== ENTRIES SUPPLIED ==
-------------------------
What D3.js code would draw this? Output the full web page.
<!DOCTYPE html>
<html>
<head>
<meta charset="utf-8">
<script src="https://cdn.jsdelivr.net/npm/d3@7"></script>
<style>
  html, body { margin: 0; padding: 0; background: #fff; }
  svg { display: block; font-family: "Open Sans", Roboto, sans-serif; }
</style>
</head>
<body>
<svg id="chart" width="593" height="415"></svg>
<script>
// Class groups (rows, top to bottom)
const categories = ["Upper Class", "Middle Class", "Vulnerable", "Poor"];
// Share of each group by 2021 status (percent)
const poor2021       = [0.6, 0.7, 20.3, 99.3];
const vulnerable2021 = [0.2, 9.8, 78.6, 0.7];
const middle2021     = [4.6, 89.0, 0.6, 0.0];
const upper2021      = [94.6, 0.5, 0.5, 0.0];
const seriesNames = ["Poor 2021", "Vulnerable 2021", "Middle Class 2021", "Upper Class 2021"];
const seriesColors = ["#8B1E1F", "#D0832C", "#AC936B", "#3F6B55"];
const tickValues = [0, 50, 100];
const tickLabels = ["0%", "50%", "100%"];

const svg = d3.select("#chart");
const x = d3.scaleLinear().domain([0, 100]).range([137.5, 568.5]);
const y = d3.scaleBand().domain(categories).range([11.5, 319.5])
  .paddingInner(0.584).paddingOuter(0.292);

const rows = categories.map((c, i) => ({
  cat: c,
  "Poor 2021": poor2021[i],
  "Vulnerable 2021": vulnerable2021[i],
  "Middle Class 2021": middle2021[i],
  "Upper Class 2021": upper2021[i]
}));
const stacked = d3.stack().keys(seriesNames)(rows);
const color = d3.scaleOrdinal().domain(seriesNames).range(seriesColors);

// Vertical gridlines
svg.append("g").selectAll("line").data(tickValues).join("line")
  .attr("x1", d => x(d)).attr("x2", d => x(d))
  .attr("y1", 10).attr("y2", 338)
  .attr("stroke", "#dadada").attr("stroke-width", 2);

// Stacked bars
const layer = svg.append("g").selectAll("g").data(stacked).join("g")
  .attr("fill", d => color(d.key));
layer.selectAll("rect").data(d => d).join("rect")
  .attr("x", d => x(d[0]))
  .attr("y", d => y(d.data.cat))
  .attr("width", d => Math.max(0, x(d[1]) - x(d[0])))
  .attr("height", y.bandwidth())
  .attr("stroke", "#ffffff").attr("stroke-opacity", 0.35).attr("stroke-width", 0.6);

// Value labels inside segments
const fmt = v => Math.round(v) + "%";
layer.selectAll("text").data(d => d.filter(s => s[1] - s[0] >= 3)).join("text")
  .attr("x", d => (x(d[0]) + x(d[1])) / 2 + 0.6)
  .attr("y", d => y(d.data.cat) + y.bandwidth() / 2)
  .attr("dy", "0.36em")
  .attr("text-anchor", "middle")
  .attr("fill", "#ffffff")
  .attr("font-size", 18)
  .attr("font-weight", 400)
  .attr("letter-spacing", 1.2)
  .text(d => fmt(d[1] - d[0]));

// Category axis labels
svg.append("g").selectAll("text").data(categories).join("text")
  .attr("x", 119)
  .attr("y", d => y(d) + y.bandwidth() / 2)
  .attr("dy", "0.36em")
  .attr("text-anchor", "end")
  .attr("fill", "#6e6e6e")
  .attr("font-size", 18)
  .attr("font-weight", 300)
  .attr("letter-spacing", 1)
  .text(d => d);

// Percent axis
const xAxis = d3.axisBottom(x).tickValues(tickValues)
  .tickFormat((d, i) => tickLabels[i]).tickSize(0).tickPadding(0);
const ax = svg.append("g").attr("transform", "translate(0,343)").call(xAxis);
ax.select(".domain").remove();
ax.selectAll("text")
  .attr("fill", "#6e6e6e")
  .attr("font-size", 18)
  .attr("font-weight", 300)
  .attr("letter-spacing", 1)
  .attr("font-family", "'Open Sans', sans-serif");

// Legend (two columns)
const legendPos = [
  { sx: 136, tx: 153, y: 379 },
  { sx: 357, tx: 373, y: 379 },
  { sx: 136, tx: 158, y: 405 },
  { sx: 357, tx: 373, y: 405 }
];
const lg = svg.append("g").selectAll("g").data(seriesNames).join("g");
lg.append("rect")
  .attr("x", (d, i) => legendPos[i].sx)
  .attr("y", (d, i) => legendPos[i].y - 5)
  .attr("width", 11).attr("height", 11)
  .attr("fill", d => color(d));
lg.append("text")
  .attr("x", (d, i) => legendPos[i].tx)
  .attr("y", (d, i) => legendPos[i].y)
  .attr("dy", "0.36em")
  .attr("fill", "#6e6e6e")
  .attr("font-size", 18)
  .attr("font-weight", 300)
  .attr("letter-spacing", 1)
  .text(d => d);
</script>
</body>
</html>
-------------------------
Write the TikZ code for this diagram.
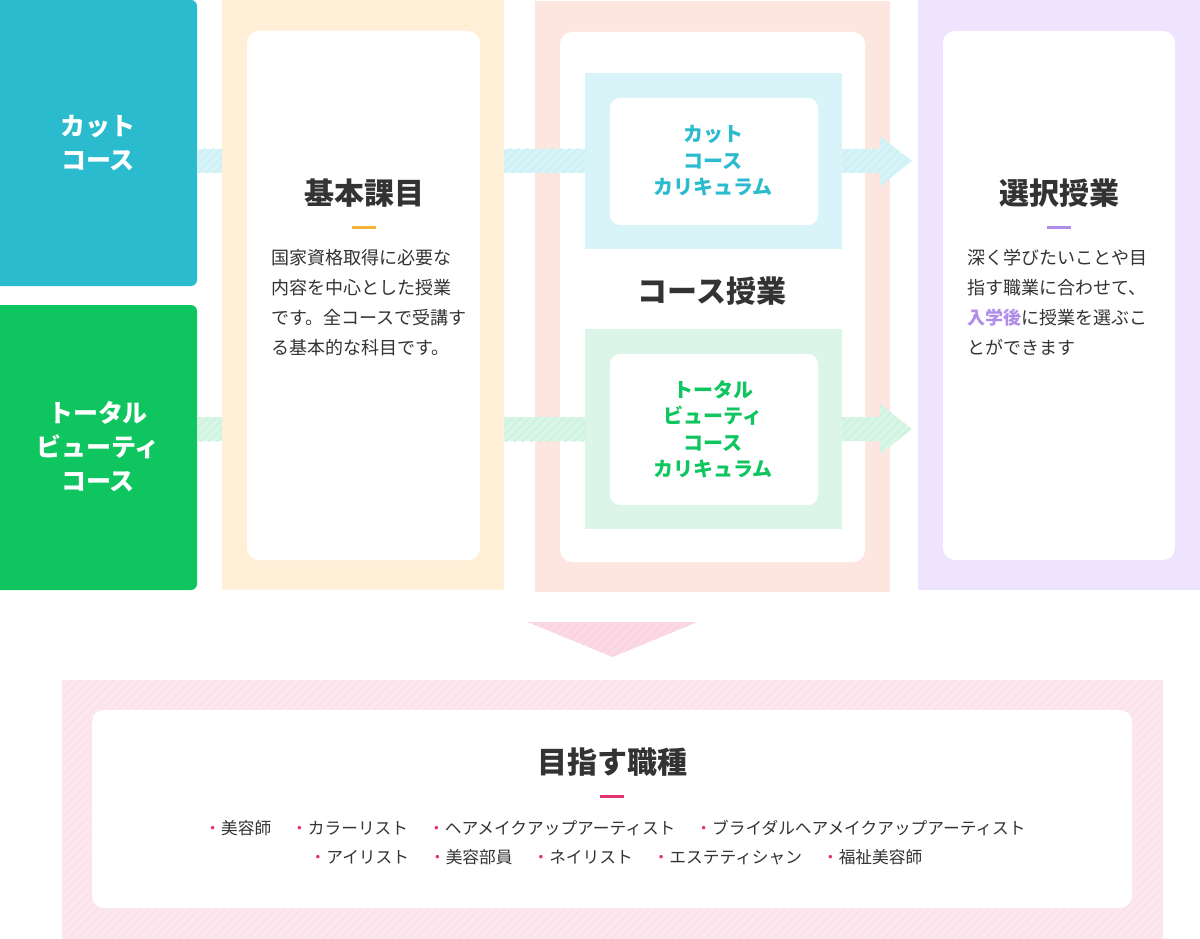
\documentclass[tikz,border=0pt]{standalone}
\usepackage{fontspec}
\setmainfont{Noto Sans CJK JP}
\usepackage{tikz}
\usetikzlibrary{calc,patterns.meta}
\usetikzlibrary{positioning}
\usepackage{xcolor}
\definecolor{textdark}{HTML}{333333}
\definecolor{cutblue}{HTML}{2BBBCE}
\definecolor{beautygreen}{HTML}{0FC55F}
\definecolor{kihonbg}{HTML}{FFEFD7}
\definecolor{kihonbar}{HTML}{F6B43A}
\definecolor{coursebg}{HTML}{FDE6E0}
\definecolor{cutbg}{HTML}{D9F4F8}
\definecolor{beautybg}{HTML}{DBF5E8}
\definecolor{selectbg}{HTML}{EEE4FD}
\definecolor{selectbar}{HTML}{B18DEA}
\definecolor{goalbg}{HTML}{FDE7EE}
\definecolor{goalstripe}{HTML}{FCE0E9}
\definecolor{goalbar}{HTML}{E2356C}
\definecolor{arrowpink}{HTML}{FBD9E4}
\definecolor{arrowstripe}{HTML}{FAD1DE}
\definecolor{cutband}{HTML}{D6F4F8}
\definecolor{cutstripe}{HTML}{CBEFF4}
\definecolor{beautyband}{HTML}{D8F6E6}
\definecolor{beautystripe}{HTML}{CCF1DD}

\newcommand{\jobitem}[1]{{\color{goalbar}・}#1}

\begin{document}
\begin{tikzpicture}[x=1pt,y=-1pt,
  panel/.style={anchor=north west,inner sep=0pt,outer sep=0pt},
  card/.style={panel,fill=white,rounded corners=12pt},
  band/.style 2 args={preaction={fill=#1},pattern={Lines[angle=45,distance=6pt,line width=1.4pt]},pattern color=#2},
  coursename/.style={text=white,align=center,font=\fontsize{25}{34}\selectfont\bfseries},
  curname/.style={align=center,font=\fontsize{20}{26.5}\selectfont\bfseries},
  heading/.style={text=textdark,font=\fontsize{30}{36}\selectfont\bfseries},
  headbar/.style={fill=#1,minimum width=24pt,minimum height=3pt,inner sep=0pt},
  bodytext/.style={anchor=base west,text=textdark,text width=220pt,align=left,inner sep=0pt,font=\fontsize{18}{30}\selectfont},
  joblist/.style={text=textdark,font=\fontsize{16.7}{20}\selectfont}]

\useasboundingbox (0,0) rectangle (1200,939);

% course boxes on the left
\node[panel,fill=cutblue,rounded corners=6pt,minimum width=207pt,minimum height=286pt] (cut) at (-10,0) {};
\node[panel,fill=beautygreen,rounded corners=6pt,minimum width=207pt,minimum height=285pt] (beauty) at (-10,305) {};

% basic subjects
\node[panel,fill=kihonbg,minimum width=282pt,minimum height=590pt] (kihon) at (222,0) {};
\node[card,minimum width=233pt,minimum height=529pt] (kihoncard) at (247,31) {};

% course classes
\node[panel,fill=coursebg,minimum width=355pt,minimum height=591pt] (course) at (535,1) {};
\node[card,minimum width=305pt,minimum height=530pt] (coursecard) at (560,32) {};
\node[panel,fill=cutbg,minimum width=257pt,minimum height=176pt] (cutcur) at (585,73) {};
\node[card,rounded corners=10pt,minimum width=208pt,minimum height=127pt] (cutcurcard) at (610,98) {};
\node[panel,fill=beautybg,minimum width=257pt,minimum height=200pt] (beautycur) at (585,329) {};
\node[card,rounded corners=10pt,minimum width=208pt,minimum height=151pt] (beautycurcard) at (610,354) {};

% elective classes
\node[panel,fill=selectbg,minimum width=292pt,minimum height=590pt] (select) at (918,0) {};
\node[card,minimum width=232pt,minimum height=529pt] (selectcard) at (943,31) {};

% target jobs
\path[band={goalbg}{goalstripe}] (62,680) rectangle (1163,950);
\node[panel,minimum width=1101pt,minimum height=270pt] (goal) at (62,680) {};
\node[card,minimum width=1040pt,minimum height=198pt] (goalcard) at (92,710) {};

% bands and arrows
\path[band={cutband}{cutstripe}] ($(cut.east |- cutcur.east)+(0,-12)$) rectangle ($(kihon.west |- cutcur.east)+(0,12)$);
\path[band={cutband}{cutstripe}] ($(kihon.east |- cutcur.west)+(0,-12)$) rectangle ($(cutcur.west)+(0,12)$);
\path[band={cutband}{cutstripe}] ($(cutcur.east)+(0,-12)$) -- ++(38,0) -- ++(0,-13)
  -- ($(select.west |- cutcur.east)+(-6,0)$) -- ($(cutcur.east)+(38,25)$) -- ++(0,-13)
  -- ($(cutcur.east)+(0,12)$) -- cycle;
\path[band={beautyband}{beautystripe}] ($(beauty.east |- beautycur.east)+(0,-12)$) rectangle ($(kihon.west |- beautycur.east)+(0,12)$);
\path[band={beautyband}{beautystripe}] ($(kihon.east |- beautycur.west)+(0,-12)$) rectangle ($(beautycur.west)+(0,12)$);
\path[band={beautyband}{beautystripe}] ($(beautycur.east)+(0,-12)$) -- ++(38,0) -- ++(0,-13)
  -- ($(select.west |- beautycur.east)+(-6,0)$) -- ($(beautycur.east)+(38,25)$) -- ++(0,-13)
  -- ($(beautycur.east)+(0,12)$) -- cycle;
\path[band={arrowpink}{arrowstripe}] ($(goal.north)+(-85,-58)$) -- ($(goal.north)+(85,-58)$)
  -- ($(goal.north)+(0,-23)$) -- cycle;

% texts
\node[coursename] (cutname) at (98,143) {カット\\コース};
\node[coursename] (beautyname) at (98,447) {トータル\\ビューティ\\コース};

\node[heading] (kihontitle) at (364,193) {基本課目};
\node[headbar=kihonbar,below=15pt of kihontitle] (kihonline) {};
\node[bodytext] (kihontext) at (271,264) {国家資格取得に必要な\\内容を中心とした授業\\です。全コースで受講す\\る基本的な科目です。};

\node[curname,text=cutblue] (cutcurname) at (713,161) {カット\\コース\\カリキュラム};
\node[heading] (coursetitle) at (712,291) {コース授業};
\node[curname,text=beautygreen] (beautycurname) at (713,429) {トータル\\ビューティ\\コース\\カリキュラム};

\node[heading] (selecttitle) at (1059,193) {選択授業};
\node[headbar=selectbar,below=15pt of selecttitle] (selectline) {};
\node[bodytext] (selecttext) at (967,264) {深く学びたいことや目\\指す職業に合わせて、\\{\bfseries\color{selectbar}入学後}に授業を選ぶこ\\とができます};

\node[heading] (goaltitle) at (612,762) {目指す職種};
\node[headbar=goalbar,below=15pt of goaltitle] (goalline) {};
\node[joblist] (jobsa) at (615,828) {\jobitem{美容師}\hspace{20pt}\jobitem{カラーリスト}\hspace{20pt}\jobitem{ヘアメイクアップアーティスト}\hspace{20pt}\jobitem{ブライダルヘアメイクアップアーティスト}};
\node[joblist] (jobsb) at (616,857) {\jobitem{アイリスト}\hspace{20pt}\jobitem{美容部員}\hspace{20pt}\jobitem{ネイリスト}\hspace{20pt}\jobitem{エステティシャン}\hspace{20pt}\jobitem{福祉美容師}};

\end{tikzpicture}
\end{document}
-------------------------
== WHAT IS EXPECTED ==
Your task is to transcribe exactly the lines starting at the line that contains "Write the TikZ code for this diagram." and ending at the line that contains "(0,0) rectangle (1200,939);", both included. Leave out the pictures.

== TASK ANSWER ==
Write the TikZ code for this diagram.
\documentclass[tikz,border=0pt]{standalone}
\usepackage{fontspec}
\setmainfont{Noto Sans CJK JP}
\usepackage{tikz}
\usetikzlibrary{calc,patterns.meta}
\usetikzlibrary{positioning}
\usepackage{xcolor}
\definecolor{textdark}{HTML}{333333}
\definecolor{cutblue}{HTML}{2BBBCE}
\definecolor{beautygreen}{HTML}{0FC55F}
\definecolor{kihonbg}{HTML}{FFEFD7}
\definecolor{kihonbar}{HTML}{F6B43A}
\definecolor{coursebg}{HTML}{FDE6E0}
\definecolor{cutbg}{HTML}{D9F4F8}
\definecolor{beautybg}{HTML}{DBF5E8}
\definecolor{selectbg}{HTML}{EEE4FD}
\definecolor{selectbar}{HTML}{B18DEA}
\definecolor{goalbg}{HTML}{FDE7EE}
\definecolor{goalstripe}{HTML}{FCE0E9}
\definecolor{goalbar}{HTML}{E2356C}
\definecolor{arrowpink}{HTML}{FBD9E4}
\definecolor{arrowstripe}{HTML}{FAD1DE}
\definecolor{cutband}{HTML}{D6F4F8}
\definecolor{cutstripe}{HTML}{CBEFF4}
\definecolor{beautyband}{HTML}{D8F6E6}
\definecolor{beautystripe}{HTML}{CCF1DD}

\newcommand{\jobitem}[1]{{\color{goalbar}・}#1}

\begin{document}
\begin{tikzpicture}[x=1pt,y=-1pt,
  panel/.style={anchor=north west,inner sep=0pt,outer sep=0pt},
  card/.style={panel,fill=white,rounded corners=12pt},
  band/.style 2 args={preaction={fill=#1},pattern={Lines[angle=45,distance=6pt,line width=1.4pt]},pattern color=#2},
  coursename/.style={text=white,align=center,font=\fontsize{25}{34}\selectfont\bfseries},
  curname/.style={align=center,font=\fontsize{20}{26.5}\selectfont\bfseries},
  heading/.style={text=textdark,font=\fontsize{30}{36}\selectfont\bfseries},
  headbar/.style={fill=#1,minimum width=24pt,minimum height=3pt,inner sep=0pt},
  bodytext/.style={anchor=base west,text=textdark,text width=220pt,align=left,inner sep=0pt,font=\fontsize{18}{30}\selectfont},
  joblist/.style={text=textdark,font=\fontsize{16.7}{20}\selectfont}]

\useasboundingbox (0,0) rectangle (1200,939);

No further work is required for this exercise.